In comparison, this week's 30-year fixed-rate mortgage averaged 6.33%, down from 6.49% the week before, according to Freddie Mac. While this is a 3% jump from just a few months ago, today's interest rates are still, historically speaking, relatively low.
It's About Home Affordability - Then vs. Now
While home prices were reasonably moderate in the 80s, large down payments (averaging 24%) and ultra-high rates made homeownership challenging --even more so than it currently is.
Surprised? Let's look deeper into why home affordability is better now than in the 80s and double-digit rates.
In October 1981, the average home cost was about $70,000, and the average take-home pay was $870 monthly. Now, considering the month's rate at 18.45% that month, we're looking at a mortgage payment that took up about 55% of the median income.
Let's look at how it breaks down in October of '86 when that average rate had dropped to 9.97%, but the typical home cost increased to over $91,000. The monthly mortgage payment decreased to $640, taking up just 30% of the median income.
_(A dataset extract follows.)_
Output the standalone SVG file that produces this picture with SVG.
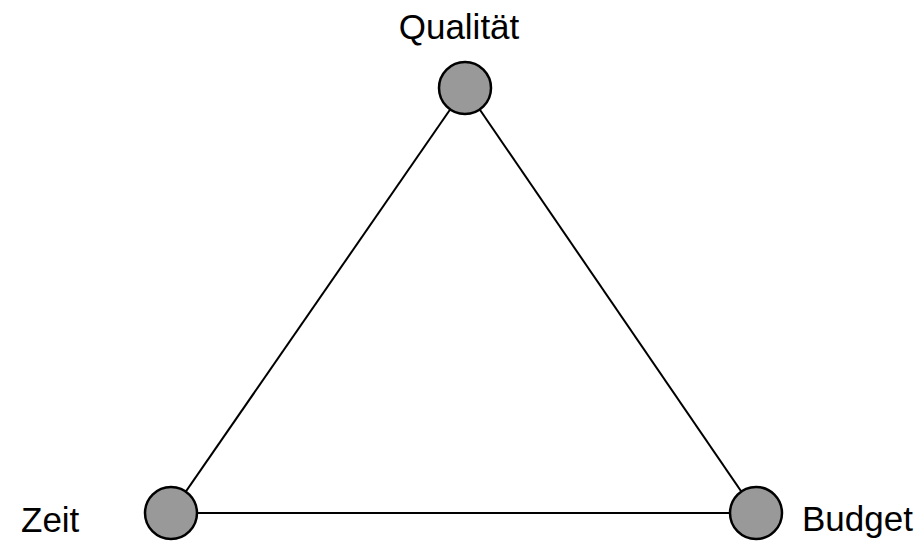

What about affordability in 2022 and beyond?
Considering the average home price of about $435,000 and mortgage rates over 6%, we're looking at a monthly payment hovering just over $2,000 or about 36% of the median monthly income.
More Good News: Credit Availability Has Increased
One of the main drivers of high-interest rates in the 80s was the lack of available credit. This made it more difficult and costly for buyers to secure a mortgage, triggering banks to charge higher rates for taking on the risk.
But today, mortgages are often bundled and sold into investment products. This secondary market makes it less risky and more profitable for lenders, allowing them to provide more loans and offer lower interest rates.
And with GSEs expanding their underwriting and credit assessment requirements, homebuyers who had been previously shut out can now enter the housing market, purchasing a home at a historically low rate and improved affordability.